Available data »

(begin)

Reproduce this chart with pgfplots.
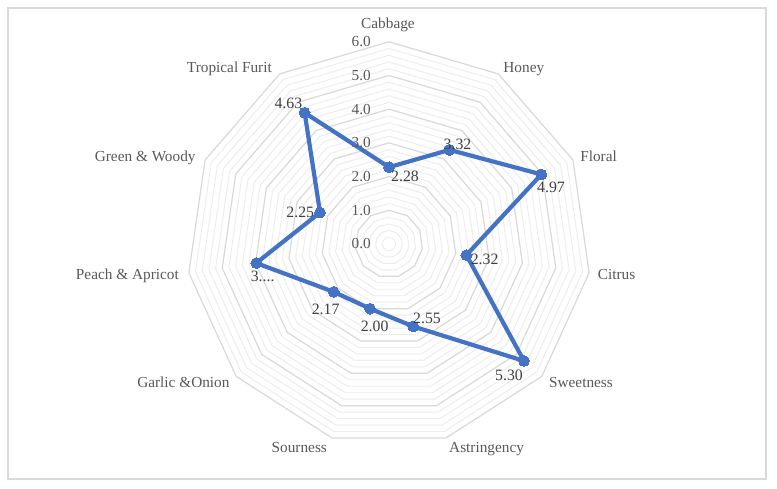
\documentclass[border=0pt]{standalone}
\usepackage{pgfplots}
\pgfplotsset{compat=1.18}
\usepackage{fontspec}
\setmainfont{Liberation Serif}
\definecolor{series}{RGB}{68,114,196}
\definecolor{majgrid}{RGB}{217,217,217}
\definecolor{mingrid}{RGB}{236,236,236}
\definecolor{cattext}{RGB}{89,89,89}
\definecolor{labtext}{RGB}{64,64,64}
\begin{document}
\begin{tikzpicture}[x=1pt,y=1pt]
\path[use as bounding box] (0,0) rectangle (777,489);
\fill[white] (0,0) rectangle (777,489);
\draw[majgrid, line width=1.3pt] (8,10) rectangle (766,481);
\begin{axis}[at={(0,0)}, anchor=south west, scale only axis,
  width=777pt, height=489pt,
  xmin=-11.543, xmax=11.513, ymin=-7.270, ymax=7.240,
  hide axis, clip=false]
% minor grid rings
\pgfplotsinvokeforeach{0.2,0.4,0.6,0.8,1.2,1.4,1.6,1.8,2.2,2.4,2.6,2.8,3.2,3.4,3.6,3.8,4.2,4.4,4.6,4.8,5.2,5.4,5.6,5.8}{
  \addplot[mingrid, line width=0.9pt, data cs=polar, line join=miter] coordinates {(90,#1)(57.2727,#1)(24.5455,#1)(-8.1818,#1)(-40.9091,#1)(-73.6364,#1)(-106.3636,#1)(-139.0909,#1)(-171.8182,#1)(-204.5455,#1)(-237.2727,#1)} --cycle;
}
% major grid rings
\pgfplotsinvokeforeach{1,2,3,4,5,6}{
  \addplot[majgrid, line width=1.2pt, data cs=polar, line join=miter] coordinates {(90,#1)(57.2727,#1)(24.5455,#1)(-8.1818,#1)(-40.9091,#1)(-73.6364,#1)(-106.3636,#1)(-139.0909,#1)(-171.8182,#1)(-204.5455,#1)(-237.2727,#1)} --cycle;
}
% data series
\addplot[series, line width=4.2pt, line join=round, data cs=polar,
  mark=*, mark size=5.4pt, mark options={fill=series, draw=series, line width=0pt}]
  coordinates {(90,2.28)(57.2727,3.32)(24.5455,4.97)(-8.1818,2.32)(-40.9091,5.30)(-73.6364,2.55)(-106.3636,2.00)(-139.0909,2.17)(-171.8182,3.98)(-204.5455,2.25)(-237.2727,4.63)} --cycle;
\end{axis}
% category labels
\begin{scope}[every node/.style={text=cattext, font=\fontsize{15.3}{18}\selectfont, inner sep=0pt, anchor=base}]
\node at (388,460) {Cabbage};
\node at (523.8,416.7) {Honey};
\node at (598.6,327.3) {Floral};
\node at (616.5,209) {Citrus};
\node at (581,101.3) {Sweetness};
\node at (486.6,36.3) {Astringency};
\node at (299.3,36.3) {Sourness};
\node at (183.4,101.3) {Garlic \&Onion};
\node at (127.4,209) {Peach \& Apricot};
\node at (145.2,327.3) {Green \& Woody};
\node at (229.4,416.7) {Tropical Furit};
\end{scope}
% radial tick labels
\begin{scope}[every node/.style={text=cattext, font=\fontsize{15.3}{18}\selectfont, inner sep=0pt, anchor=base east}]
\node at (371,240) {0.0};
\node at (371,273.7) {1.0};
\node at (371,307.4) {2.0};
\node at (371,341.1) {3.0};
\node at (371,374.8) {4.0};
\node at (371,408.5) {5.0};
\node at (371,442.2) {6.0};
\end{scope}
% data labels
\begin{scope}[every node/.style={text=labtext, font=\fontsize{15.8}{18}\selectfont, inner sep=0pt, anchor=base}]
\node at (405,307.5) {2.28};
\node at (457.5,339.5) {3.32};
\node at (551,296.2) {4.97};
\node at (484.6,224.8) {2.32};
\node at (509,108.5) {5.30};
\node at (427,165.8) {2.55};
\node at (374.6,157.5) {2.00};
\node at (325.6,174.2) {2.17};
\node at (262.6,207.5) {3....};
\node at (300.3,271.5) {2.25};
\node at (288.4,380.2) {4.63};
\end{scope}
\end{tikzpicture}
\end{document}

(end)

Task to carry out »
Each line above is to be copied verbatim. Drop any image from the copy.

Exercise result »
Reproduce this chart with pgfplots.
\documentclass[border=0pt]{standalone}
\usepackage{pgfplots}
\pgfplotsset{compat=1.18}
\usepackage{fontspec}
\setmainfont{Liberation Serif}
\definecolor{series}{RGB}{68,114,196}
\definecolor{majgrid}{RGB}{217,217,217}
\definecolor{mingrid}{RGB}{236,236,236}
\definecolor{cattext}{RGB}{89,89,89}
\definecolor{labtext}{RGB}{64,64,64}
\begin{document}
\begin{tikzpicture}[x=1pt,y=1pt]
\path[use as bounding box] (0,0) rectangle (777,489);
\fill[white] (0,0) rectangle (777,489);
\draw[majgrid, line width=1.3pt] (8,10) rectangle (766,481);
\begin{axis}[at={(0,0)}, anchor=south west, scale only axis,
  width=777pt, height=489pt,
  xmin=-11.543, xmax=11.513, ymin=-7.270, ymax=7.240,
  hide axis, clip=false]
% minor grid rings
\pgfplotsinvokeforeach{0.2,0.4,0.6,0.8,1.2,1.4,1.6,1.8,2.2,2.4,2.6,2.8,3.2,3.4,3.6,3.8,4.2,4.4,4.6,4.8,5.2,5.4,5.6,5.8}{
  \addplot[mingrid, line width=0.9pt, data cs=polar, line join=miter] coordinates {(90,#1)(57.2727,#1)(24.5455,#1)(-8.1818,#1)(-40.9091,#1)(-73.6364,#1)(-106.3636,#1)(-139.0909,#1)(-171.8182,#1)(-204.5455,#1)(-237.2727,#1)} --cycle;
}
% major grid rings
\pgfplotsinvokeforeach{1,2,3,4,5,6}{
  \addplot[majgrid, line width=1.2pt, data cs=polar, line join=miter] coordinates {(90,#1)(57.2727,#1)(24.5455,#1)(-8.1818,#1)(-40.9091,#1)(-73.6364,#1)(-106.3636,#1)(-139.0909,#1)(-171.8182,#1)(-204.5455,#1)(-237.2727,#1)} --cycle;
}
% data series
\addplot[series, line width=4.2pt, line join=round, data cs=polar,
  mark=*, mark size=5.4pt, mark options={fill=series, draw=series, line width=0pt}]
  coordinates {(90,2.28)(57.2727,3.32)(24.5455,4.97)(-8.1818,2.32)(-40.9091,5.30)(-73.6364,2.55)(-106.3636,2.00)(-139.0909,2.17)(-171.8182,3.98)(-204.5455,2.25)(-237.2727,4.63)} --cycle;
\end{axis}
% category labels
\begin{scope}[every node/.style={text=cattext, font=\fontsize{15.3}{18}\selectfont, inner sep=0pt, anchor=base}]
\node at (388,460) {Cabbage};
\node at (523.8,416.7) {Honey};
\node at (598.6,327.3) {Floral};
\node at (616.5,209) {Citrus};
\node at (581,101.3) {Sweetness};
\node at (486.6,36.3) {Astringency};
\node at (299.3,36.3) {Sourness};
\node at (183.4,101.3) {Garlic \&Onion};
\node at (127.4,209) {Peach \& Apricot};
\node at (145.2,327.3) {Green \& Woody};
\node at (229.4,416.7) {Tropical Furit};
\end{scope}
% radial tick labels
\begin{scope}[every node/.style={text=cattext, font=\fontsize{15.3}{18}\selectfont, inner sep=0pt, anchor=base east}]
\node at (371,240) {0.0};
\node at (371,273.7) {1.0};
\node at (371,307.4) {2.0};
\node at (371,341.1) {3.0};
\node at (371,374.8) {4.0};
\node at (371,408.5) {5.0};
\node at (371,442.2) {6.0};
\end{scope}
% data labels
\begin{scope}[every node/.style={text=labtext, font=\fontsize{15.8}{18}\selectfont, inner sep=0pt, anchor=base}]
\node at (405,307.5) {2.28};
\node at (457.5,339.5) {3.32};
\node at (551,296.2) {4.97};
\node at (484.6,224.8) {2.32};
\node at (509,108.5) {5.30};
\node at (427,165.8) {2.55};
\node at (374.6,157.5) {2.00};
\node at (325.6,174.2) {2.17};
\node at (262.6,207.5) {3....};
\node at (300.3,271.5) {2.25};
\node at (288.4,380.2) {4.63};
\end{scope}
\end{tikzpicture}
\end{document}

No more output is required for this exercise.